Collected material
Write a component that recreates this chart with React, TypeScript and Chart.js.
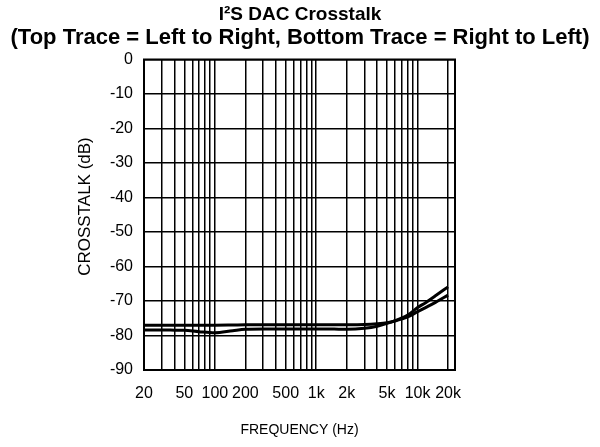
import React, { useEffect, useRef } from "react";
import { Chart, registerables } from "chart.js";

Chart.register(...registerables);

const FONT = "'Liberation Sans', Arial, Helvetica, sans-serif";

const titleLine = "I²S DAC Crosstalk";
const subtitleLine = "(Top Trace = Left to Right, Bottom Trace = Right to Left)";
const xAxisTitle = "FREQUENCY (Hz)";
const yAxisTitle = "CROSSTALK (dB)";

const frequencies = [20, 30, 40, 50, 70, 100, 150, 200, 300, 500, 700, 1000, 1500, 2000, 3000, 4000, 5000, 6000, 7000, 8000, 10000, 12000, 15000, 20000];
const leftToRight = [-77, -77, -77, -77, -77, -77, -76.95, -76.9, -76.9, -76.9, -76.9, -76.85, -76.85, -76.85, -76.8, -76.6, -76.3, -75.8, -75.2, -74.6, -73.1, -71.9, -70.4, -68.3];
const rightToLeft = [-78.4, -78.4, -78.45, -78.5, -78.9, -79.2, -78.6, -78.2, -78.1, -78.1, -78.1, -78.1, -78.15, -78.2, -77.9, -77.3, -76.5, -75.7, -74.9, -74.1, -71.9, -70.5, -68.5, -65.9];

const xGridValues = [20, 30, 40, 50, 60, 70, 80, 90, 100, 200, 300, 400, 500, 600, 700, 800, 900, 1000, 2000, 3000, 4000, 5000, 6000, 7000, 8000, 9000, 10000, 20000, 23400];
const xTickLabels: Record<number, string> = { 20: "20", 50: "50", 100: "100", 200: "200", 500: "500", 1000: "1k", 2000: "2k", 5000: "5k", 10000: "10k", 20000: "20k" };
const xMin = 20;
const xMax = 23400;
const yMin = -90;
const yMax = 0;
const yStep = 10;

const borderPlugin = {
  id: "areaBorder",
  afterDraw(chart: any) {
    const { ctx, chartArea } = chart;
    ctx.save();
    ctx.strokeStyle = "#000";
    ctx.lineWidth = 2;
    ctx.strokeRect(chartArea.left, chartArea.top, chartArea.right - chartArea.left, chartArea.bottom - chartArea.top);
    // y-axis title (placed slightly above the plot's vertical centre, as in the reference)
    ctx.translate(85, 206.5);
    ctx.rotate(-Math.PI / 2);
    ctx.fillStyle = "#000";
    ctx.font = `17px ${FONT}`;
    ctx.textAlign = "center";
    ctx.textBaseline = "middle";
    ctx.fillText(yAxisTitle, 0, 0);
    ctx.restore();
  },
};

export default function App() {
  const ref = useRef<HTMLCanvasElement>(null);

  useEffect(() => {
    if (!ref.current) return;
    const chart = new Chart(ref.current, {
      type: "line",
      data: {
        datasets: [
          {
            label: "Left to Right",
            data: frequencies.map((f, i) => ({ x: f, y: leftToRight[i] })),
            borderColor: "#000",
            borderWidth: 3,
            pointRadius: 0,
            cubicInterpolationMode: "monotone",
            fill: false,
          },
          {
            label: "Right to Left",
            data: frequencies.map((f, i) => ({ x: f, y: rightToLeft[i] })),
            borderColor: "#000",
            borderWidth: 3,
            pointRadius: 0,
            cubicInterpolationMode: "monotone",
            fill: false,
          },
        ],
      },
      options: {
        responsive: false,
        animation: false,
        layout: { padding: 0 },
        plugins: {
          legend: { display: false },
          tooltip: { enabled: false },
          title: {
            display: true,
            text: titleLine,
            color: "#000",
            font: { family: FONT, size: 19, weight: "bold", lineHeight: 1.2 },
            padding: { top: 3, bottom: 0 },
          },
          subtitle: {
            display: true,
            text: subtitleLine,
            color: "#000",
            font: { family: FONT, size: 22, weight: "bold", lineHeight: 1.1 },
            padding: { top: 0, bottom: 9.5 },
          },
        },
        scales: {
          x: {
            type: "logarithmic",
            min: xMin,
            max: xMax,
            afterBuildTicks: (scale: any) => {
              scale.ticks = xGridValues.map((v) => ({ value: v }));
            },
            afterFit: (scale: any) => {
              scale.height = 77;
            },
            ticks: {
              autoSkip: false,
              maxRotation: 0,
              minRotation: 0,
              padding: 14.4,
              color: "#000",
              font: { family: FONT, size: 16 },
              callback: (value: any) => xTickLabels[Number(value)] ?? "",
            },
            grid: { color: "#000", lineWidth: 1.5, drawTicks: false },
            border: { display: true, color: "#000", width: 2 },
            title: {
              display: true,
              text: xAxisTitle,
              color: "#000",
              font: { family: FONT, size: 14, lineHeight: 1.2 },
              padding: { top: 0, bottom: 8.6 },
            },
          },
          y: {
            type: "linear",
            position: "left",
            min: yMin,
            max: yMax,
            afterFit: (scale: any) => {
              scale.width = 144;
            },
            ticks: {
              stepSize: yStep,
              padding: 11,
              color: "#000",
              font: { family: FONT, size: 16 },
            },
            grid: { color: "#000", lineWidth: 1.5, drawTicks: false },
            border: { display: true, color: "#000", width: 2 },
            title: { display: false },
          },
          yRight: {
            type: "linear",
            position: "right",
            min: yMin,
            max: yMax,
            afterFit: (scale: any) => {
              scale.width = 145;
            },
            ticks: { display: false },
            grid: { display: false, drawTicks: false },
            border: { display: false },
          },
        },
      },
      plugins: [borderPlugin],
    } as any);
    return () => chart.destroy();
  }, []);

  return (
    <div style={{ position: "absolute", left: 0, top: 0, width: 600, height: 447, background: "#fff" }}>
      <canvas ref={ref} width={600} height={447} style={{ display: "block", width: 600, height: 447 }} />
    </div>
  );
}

Given problem
The material above must be printed exactly, with its pictures left out.

Solved problem
Write a component that recreates this chart with React, TypeScript and Chart.js.
import React, { useEffect, useRef } from "react";
import { Chart, registerables } from "chart.js";

Chart.register(...registerables);

const FONT = "'Liberation Sans', Arial, Helvetica, sans-serif";

const titleLine = "I²S DAC Crosstalk";
const subtitleLine = "(Top Trace = Left to Right, Bottom Trace = Right to Left)";
const xAxisTitle = "FREQUENCY (Hz)";
const yAxisTitle = "CROSSTALK (dB)";

const frequencies = [20, 30, 40, 50, 70, 100, 150, 200, 300, 500, 700, 1000, 1500, 2000, 3000, 4000, 5000, 6000, 7000, 8000, 10000, 12000, 15000, 20000];
const leftToRight = [-77, -77, -77, -77, -77, -77, -76.95, -76.9, -76.9, -76.9, -76.9, -76.85, -76.85, -76.85, -76.8, -76.6, -76.3, -75.8, -75.2, -74.6, -73.1, -71.9, -70.4, -68.3];
const rightToLeft = [-78.4, -78.4, -78.45, -78.5, -78.9, -79.2, -78.6, -78.2, -78.1, -78.1, -78.1, -78.1, -78.15, -78.2, -77.9, -77.3, -76.5, -75.7, -74.9, -74.1, -71.9, -70.5, -68.5, -65.9];

const xGridValues = [20, 30, 40, 50, 60, 70, 80, 90, 100, 200, 300, 400, 500, 600, 700, 800, 900, 1000, 2000, 3000, 4000, 5000, 6000, 7000, 8000, 9000, 10000, 20000, 23400];
const xTickLabels: Record<number, string> = { 20: "20", 50: "50", 100: "100", 200: "200", 500: "500", 1000: "1k", 2000: "2k", 5000: "5k", 10000: "10k", 20000: "20k" };
const xMin = 20;
const xMax = 23400;
const yMin = -90;
const yMax = 0;
const yStep = 10;

const borderPlugin = {
  id: "areaBorder",
  afterDraw(chart: any) {
    const { ctx, chartArea } = chart;
    ctx.save();
    ctx.strokeStyle = "#000";
    ctx.lineWidth = 2;
    ctx.strokeRect(chartArea.left, chartArea.top, chartArea.right - chartArea.left, chartArea.bottom - chartArea.top);
    // y-axis title (placed slightly above the plot's vertical centre, as in the reference)
    ctx.translate(85, 206.5);
    ctx.rotate(-Math.PI / 2);
    ctx.fillStyle = "#000";
    ctx.font = `17px ${FONT}`;
    ctx.textAlign = "center";
    ctx.textBaseline = "middle";
    ctx.fillText(yAxisTitle, 0, 0);
    ctx.restore();
  },
};

export default function App() {
  const ref = useRef<HTMLCanvasElement>(null);

  useEffect(() => {
    if (!ref.current) return;
    const chart = new Chart(ref.current, {
      type: "line",
      data: {
        datasets: [
          {
            label: "Left to Right",
            data: frequencies.map((f, i) => ({ x: f, y: leftToRight[i] })),
            borderColor: "#000",
            borderWidth: 3,
            pointRadius: 0,
            cubicInterpolationMode: "monotone",
            fill: false,
          },
          {
            label: "Right to Left",
            data: frequencies.map((f, i) => ({ x: f, y: rightToLeft[i] })),
            borderColor: "#000",
            borderWidth: 3,
            pointRadius: 0,
            cubicInterpolationMode: "monotone",
            fill: false,
          },
        ],
      },
      options: {
        responsive: false,
        animation: false,
        layout: { padding: 0 },
        plugins: {
          legend: { display: false },
          tooltip: { enabled: false },
          title: {
            display: true,
            text: titleLine,
            color: "#000",
            font: { family: FONT, size: 19, weight: "bold", lineHeight: 1.2 },
            padding: { top: 3, bottom: 0 },
          },
          subtitle: {
            display: true,
            text: subtitleLine,
            color: "#000",
            font: { family: FONT, size: 22, weight: "bold", lineHeight: 1.1 },
            padding: { top: 0, bottom: 9.5 },
          },
        },
        scales: {
          x: {
            type: "logarithmic",
            min: xMin,
            max: xMax,
            afterBuildTicks: (scale: any) => {
              scale.ticks = xGridValues.map((v) => ({ value: v }));
            },
            afterFit: (scale: any) => {
              scale.height = 77;
            },
            ticks: {
              autoSkip: false,
              maxRotation: 0,
              minRotation: 0,
              padding: 14.4,
              color: "#000",
              font: { family: FONT, size: 16 },
              callback: (value: any) => xTickLabels[Number(value)] ?? "",
            },
            grid: { color: "#000", lineWidth: 1.5, drawTicks: false },
            border: { display: true, color: "#000", width: 2 },
            title: {
              display: true,
              text: xAxisTitle,
              color: "#000",
              font: { family: FONT, size: 14, lineHeight: 1.2 },
              padding: { top: 0, bottom: 8.6 },
            },
          },
          y: {
            type: "linear",
            position: "left",
            min: yMin,
            max: yMax,
            afterFit: (scale: any) => {
              scale.width = 144;
            },
            ticks: {
              stepSize: yStep,
              padding: 11,
              color: "#000",
              font: { family: FONT, size: 16 },
            },
            grid: { color: "#000", lineWidth: 1.5, drawTicks: false },
            border: { display: true, color: "#000", width: 2 },
            title: { display: false },
          },
          yRight: {
            type: "linear",
            position: "right",
            min: yMin,
            max: yMax,
            afterFit: (scale: any) => {
              scale.width = 145;
            },
            ticks: { display: false },
            grid: { display: false, drawTicks: false },
            border: { display: false },
          },
        },
      },
      plugins: [borderPlugin],
    } as any);
    return () => chart.destroy();
  }, []);

  return (
    <div style={{ position: "absolute", left: 0, top: 0, width: 600, height: 447, background: "#fff" }}>
      <canvas ref={ref} width={600} height={447} style={{ display: "block", width: 600, height: 447 }} />
    </div>
  );
}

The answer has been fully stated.